* _CHALLENGE_
Copy the data exactly as it appears, and do not include any pictures.
--- START ---
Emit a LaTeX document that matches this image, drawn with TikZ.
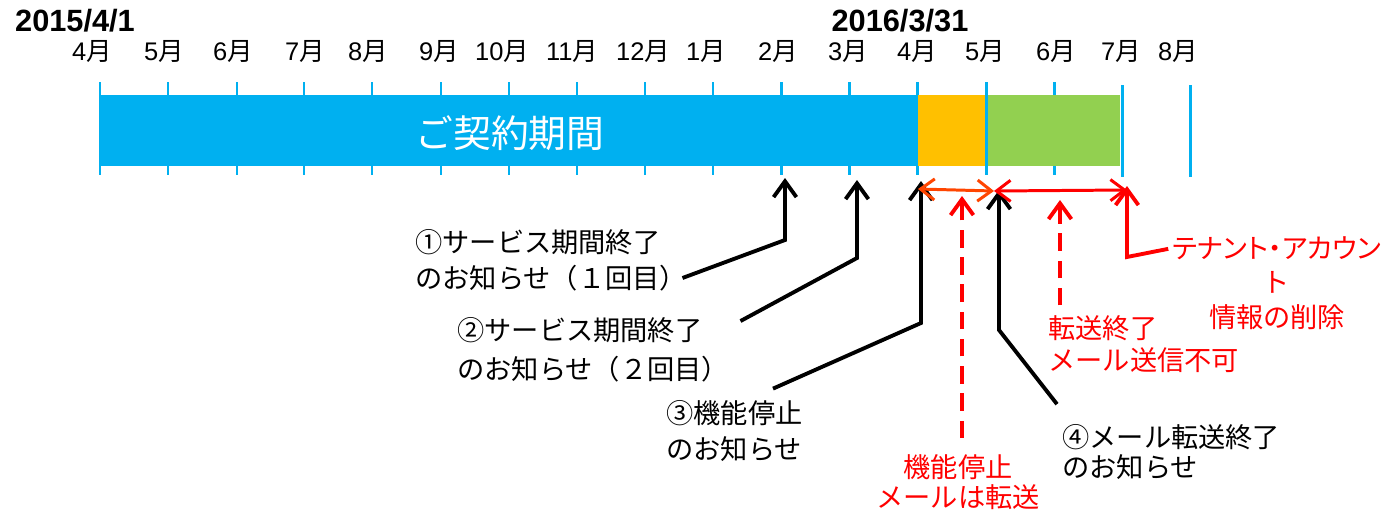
\documentclass[tikz,border=0pt]{standalone}
\usepackage{fontspec}
\setmainfont{Noto Sans CJK JP}
\newfontfamily\arial{Liberation Sans}
\newfontfamily\jpprop{Noto Sans CJK JP}[RawFeature=+palt]
\usepackage{tikz}
\usetikzlibrary{arrows.meta,calc}
\definecolor{keiyaku}{HTML}{00B0F0}
\definecolor{teishi}{HTML}{FFC000}
\definecolor{tenso}{HTML}{92D050}
\definecolor{orred}{HTML}{FF4500}

\begin{document}
\begin{tikzpicture}[x=0.02cm,y=-0.02cm]
\tikzstyle{month}=[font=\fontsize{14.5}{16}\selectfont, inner sep=0pt]
\tikzstyle{date}=[font=\arial\bfseries\fontsize{17.5}{20}\selectfont, inner sep=0pt]
\tikzstyle{tick}=[draw=keiyaku, line width=1.7pt]
\tikzstyle{note}=[font=\fontsize{15.5}{20.5}\selectfont, align=left, inner sep=0pt]
\tikzstyle{rednote}=[note, text=red]
\tikzstyle{pointer}=[-{Straight Barb[length=9pt,width=13pt]}, line width=2.2pt]
\tikzstyle{span}=[{Straight Barb[length=8pt,width=12pt]}-{Straight Barb[length=8pt,width=12pt]}, line width=1.7pt]
\tikzstyle{dashy}=[dash pattern=on 10pt off 5.5pt]

\useasboundingbox (0,0) rectangle (1387,514);

% bar and ticks
\foreach \x in {100,168,237,304,372,441,509,577,645,713,781,849,917,986,1054}
  \draw[tick] (\x,82) -- (\x,175);
\draw[tick] (1122,85) -- (1122,177);
\draw[tick] (1190,85) -- (1190,177);
\fill[keiyaku] (100,95) rectangle (917,166);
\fill[teishi] (918,95) rectangle (985,166);
\fill[tenso] (988,95) rectangle (1120,166);
\node[text=white, font=\fontsize{21.5}{24}\selectfont] (KEIYAKU) at (510,133) {ご契約期間};

% months
\foreach \x/\m [count=\i] in {92/4,164/5,233/6,305/7,368/8,439/9,502/10,572/11,643/12,706/1,778/2,848/3,917/4,985/5,1056/6,1121/7,1178/8}
  \node[month] (M\i) at (\x,52) {{\arial\m}月};
\node[date] (START) at (75,21) {2015/4/1};
\node[date] (END) at (900,21) {2016/3/31};

% arrow tips
\coordinate (FEB) at (785,178);
\coordinate (MAR) at (857,180);
\coordinate (APR) at (921,181);
\coordinate (MAY) at (999,190);
\coordinate (S1) at (918,189);
\coordinate (S2) at (994,191);
\coordinate (S3) at (1127,190);

% notices
\node[note, anchor=west] (NOTE1) at (415,260) {①サービス期間終了\\のお知らせ（１回目）};
\node[note, anchor=west, font=\fontsize{15.5}{22.5}\selectfont] (NOTE2) at (457,350) {②サービス期間終了\\のお知らせ（２回目）};
\node[note, anchor=west, font=\fontsize{15.5}{21}\selectfont] (NOTE3) at (666,431) {③機能停止\\のお知らせ};
\node[note, anchor=west, font=\fontsize{15.5}{17}\selectfont] (NOTE4) at (1062,452) {④メール転送終了\\のお知らせ};

\node[rednote, align=center, font=\fontsize{15.5}{17}\selectfont] (STOP) at (958,482) {機能停止\\メールは転送};
\node[rednote, anchor=west, font=\fontsize{15.5}{18}\selectfont] (TENSO) at (1048,344) {転送終了\\メール送信不可};
\node[rednote, align=center, font=\jpprop\fontsize{15.5}{19.8}\selectfont] (DEL) at (1277,283) {テナント・アカウン\\ト\\情報の削除};

\draw[pointer] ($(NOTE1.east)+(-5,18)$) -- (785,240) -- (FEB);
\draw[pointer] ($(NOTE2.north east)+(11,4)$) -- (857,258) -- (MAR);
\draw[pointer] ($(NOTE3.north west)+(107,-11)$) -- (921,323) -- (APR);
\draw[pointer] ($(NOTE4.north west)+(-5,-20)$) -- (999,330) -- (MAY);

\draw[span, draw=orred] (S1) -- (S2);
\draw[span, draw=red] (S2) -- (S3);
\draw[pointer, red, dashy] ($(STOP.north)+(4,-16)$) -- (962,196);
\draw[pointer, red, dashy] ($(TENSO.north west)+(12,-10)$) -- (1060,200);
\draw[pointer, red] ($(DEL.north west)+(-4,13)$) -- (1127,257) -- (1127,186);
\end{tikzpicture}
\end{document}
--- END ---
* _TASK RESULT_
Emit a LaTeX document that matches this image, drawn with TikZ.
\documentclass[tikz,border=0pt]{standalone}
\usepackage{fontspec}
\setmainfont{Noto Sans CJK JP}
\newfontfamily\arial{Liberation Sans}
\newfontfamily\jpprop{Noto Sans CJK JP}[RawFeature=+palt]
\usepackage{tikz}
\usetikzlibrary{arrows.meta,calc}
\definecolor{keiyaku}{HTML}{00B0F0}
\definecolor{teishi}{HTML}{FFC000}
\definecolor{tenso}{HTML}{92D050}
\definecolor{orred}{HTML}{FF4500}

\begin{document}
\begin{tikzpicture}[x=0.02cm,y=-0.02cm]
\tikzstyle{month}=[font=\fontsize{14.5}{16}\selectfont, inner sep=0pt]
\tikzstyle{date}=[font=\arial\bfseries\fontsize{17.5}{20}\selectfont, inner sep=0pt]
\tikzstyle{tick}=[draw=keiyaku, line width=1.7pt]
\tikzstyle{note}=[font=\fontsize{15.5}{20.5}\selectfont, align=left, inner sep=0pt]
\tikzstyle{rednote}=[note, text=red]
\tikzstyle{pointer}=[-{Straight Barb[length=9pt,width=13pt]}, line width=2.2pt]
\tikzstyle{span}=[{Straight Barb[length=8pt,width=12pt]}-{Straight Barb[length=8pt,width=12pt]}, line width=1.7pt]
\tikzstyle{dashy}=[dash pattern=on 10pt off 5.5pt]

\useasboundingbox (0,0) rectangle (1387,514);

% bar and ticks
\foreach \x in {100,168,237,304,372,441,509,577,645,713,781,849,917,986,1054}
  \draw[tick] (\x,82) -- (\x,175);
\draw[tick] (1122,85) -- (1122,177);
\draw[tick] (1190,85) -- (1190,177);
\fill[keiyaku] (100,95) rectangle (917,166);
\fill[teishi] (918,95) rectangle (985,166);
\fill[tenso] (988,95) rectangle (1120,166);
\node[text=white, font=\fontsize{21.5}{24}\selectfont] (KEIYAKU) at (510,133) {ご契約期間};

% months
\foreach \x/\m [count=\i] in {92/4,164/5,233/6,305/7,368/8,439/9,502/10,572/11,643/12,706/1,778/2,848/3,917/4,985/5,1056/6,1121/7,1178/8}
  \node[month] (M\i) at (\x,52) {{\arial\m}月};
\node[date] (START) at (75,21) {2015/4/1};
\node[date] (END) at (900,21) {2016/3/31};

% arrow tips
\coordinate (FEB) at (785,178);
\coordinate (MAR) at (857,180);
\coordinate (APR) at (921,181);
\coordinate (MAY) at (999,190);
\coordinate (S1) at (918,189);
\coordinate (S2) at (994,191);
\coordinate (S3) at (1127,190);

% notices
\node[note, anchor=west] (NOTE1) at (415,260) {①サービス期間終了\\のお知らせ（１回目）};
\node[note, anchor=west, font=\fontsize{15.5}{22.5}\selectfont] (NOTE2) at (457,350) {②サービス期間終了\\のお知らせ（２回目）};
\node[note, anchor=west, font=\fontsize{15.5}{21}\selectfont] (NOTE3) at (666,431) {③機能停止\\のお知らせ};
\node[note, anchor=west, font=\fontsize{15.5}{17}\selectfont] (NOTE4) at (1062,452) {④メール転送終了\\のお知らせ};

\node[rednote, align=center, font=\fontsize{15.5}{17}\selectfont] (STOP) at (958,482) {機能停止\\メールは転送};
\node[rednote, anchor=west, font=\fontsize{15.5}{18}\selectfont] (TENSO) at (1048,344) {転送終了\\メール送信不可};
\node[rednote, align=center, font=\jpprop\fontsize{15.5}{19.8}\selectfont] (DEL) at (1277,283) {テナント・アカウン\\ト\\情報の削除};

\draw[pointer] ($(NOTE1.east)+(-5,18)$) -- (785,240) -- (FEB);
\draw[pointer] ($(NOTE2.north east)+(11,4)$) -- (857,258) -- (MAR);
\draw[pointer] ($(NOTE3.north west)+(107,-11)$) -- (921,323) -- (APR);
\draw[pointer] ($(NOTE4.north west)+(-5,-20)$) -- (999,330) -- (MAY);

\draw[span, draw=orred] (S1) -- (S2);
\draw[span, draw=red] (S2) -- (S3);
\draw[pointer, red, dashy] ($(STOP.north)+(4,-16)$) -- (962,196);
\draw[pointer, red, dashy] ($(TENSO.north west)+(12,-10)$) -- (1060,200);
\draw[pointer, red] ($(DEL.north west)+(-4,13)$) -- (1127,257) -- (1127,186);
\end{tikzpicture}
\end{document}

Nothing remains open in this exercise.